RBNZ policy is also relevant here. The Bank’s LVR rules timeline and construction exemption guidance confirm that qualifying new-build lending can sit outside the standard LVR speed limits. That does not mean every buyer gets low-deposit approval automatically. Banks still apply their own servicing, valuation, and risk rules.
If you are weighing up Rolleston seriously, the next step is to compare actual stock rather than broad suburb headlines. Explore Rolleston new homes for sale, review the wider Christchurch new-build homes market, and talk to Tailored Homes about whether a turnkey home or a section-and-build path fits your budget, deposit, and timeline.
FAQ
Is Rolleston a safe place to live?
Rolleston is generally viewed as a family-oriented town with modern housing and strong amenities, but buyers should still check the specific street, access, lighting, and recent local crime data before committing.
What is the median house price in Rolleston?

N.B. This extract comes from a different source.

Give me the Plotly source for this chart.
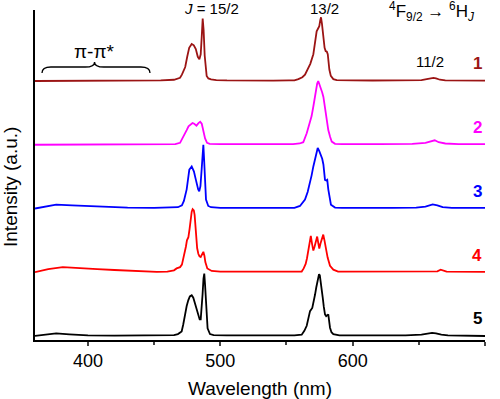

The latest realestate.co.nz market insights in this article show a median sale price of $758,194 (as of 2026).
Is Rolleston a good investment suburb?
It can be a solid long-term hold for buyers seeking modern stock in a high-growth district, but yields are usually moderate and the case is stronger for steady demand than quick gains.
What’s the commute time to Christchurch CBD?
Many buyers budget around 30 minutes by car from central Rolleston to Christchurch CBD in normal traffic, although peak conditions can take longer.
How does Rolleston compare to Lincoln for families?
Rolleston usually gives families more housing choice and a lower entry price, while Lincoln often offers a tighter town centre and stronger village feel at a higher price point.